The blueprint for we’re following: conversation first, end‑to‑end
Near term (next 90 days)
- Instrument the dialog. Capture top five intents by lake and family type; train prompts that return availability, price, and a one‑paragraph value summary.
- Expose flexible calendars. Offer “best week” guidance and heatmaps in chat to counter compressed booking windows and rebuild confidence to commit.
- Clarify price integrity. State all‑in totals and policy highlights in the thread; explain when (and why) direct and marketplace prices differ.
Medium term (6-12 months)
- Graph the destination. Maintain an entity model for lakes, marinas, parks, safety considerations, and family‑fit attributes; keep it current with editorial and guest input.

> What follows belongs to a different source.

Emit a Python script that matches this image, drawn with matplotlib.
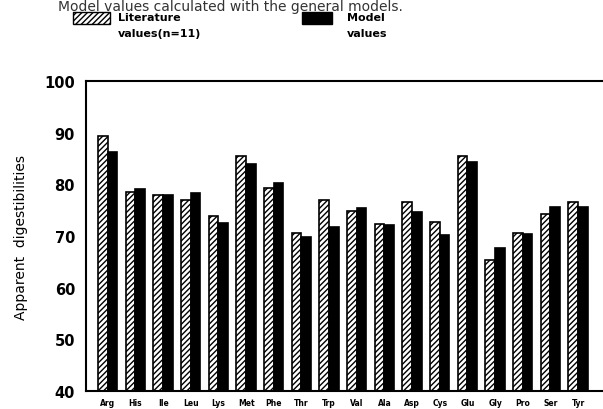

- Conversational comparison. Generate “A vs. B” summaries that integrate distance-to‑amenities, review themes, and seasonality, so travelers spend less time tab‑hopping.
- Threaded post‑stay loop. Move from review request to “hold next season’s preferred week” in the same conversation.
Operating discipline throughout
- Use real‑time pricing that considers booking pace, local events, and orphan‑night fill to defend revenue as occupancy softens.
- Invest in speed: fast pages, instant answers, and response‑time SLAs for host and guest communications; compressed windows punish latency.
The Lake.com illustration: from prototype to playbook

Lake.com’s early conversational flows (LinkedIn Video) already do what many travelers expect from AI:
- “Show me properties in Austin under $200,”
- “Dallas or Houston houses for eight people,” “somewhere in San Antonio above $250 with a view,” and
- “available sometime in September within $180-$250.”
The point is not the novelty of chat—it is the compression of discovery, comparison, and planning into a single thread where the system knows the lake, the family, and the budget.
That thread becomes the backbone for everything that follows: a shortlist the family shares, a calendar suggestion that balances price and availability, a checkout that repeats the all‑in total in plain language, and on‑trip guidance that reinforces trust.
Bottom line
Travelers are getting conversational. Planning cycles are shorter; stays are slightly shorter; and platform shares are shifting. The interfaces that win will turn questions into confident choices—fast.
Are OTAs ready? Three questions separate leaders from laggards:
- Can your system understand intents like “quiet cove” and instantly map them to credible, local options?
- Can a traveler go from “compare A vs. B” to a held reservation—with a transparent price and policy—in one continuous conversation?
- After the stay, can the same thread help them relive the trip and reserve next season, closing the loop before another marketplace intercepts them?
Those who answer “yes” will not just keep up with changing habits; they will set the new standard for how travel is discovered and booked.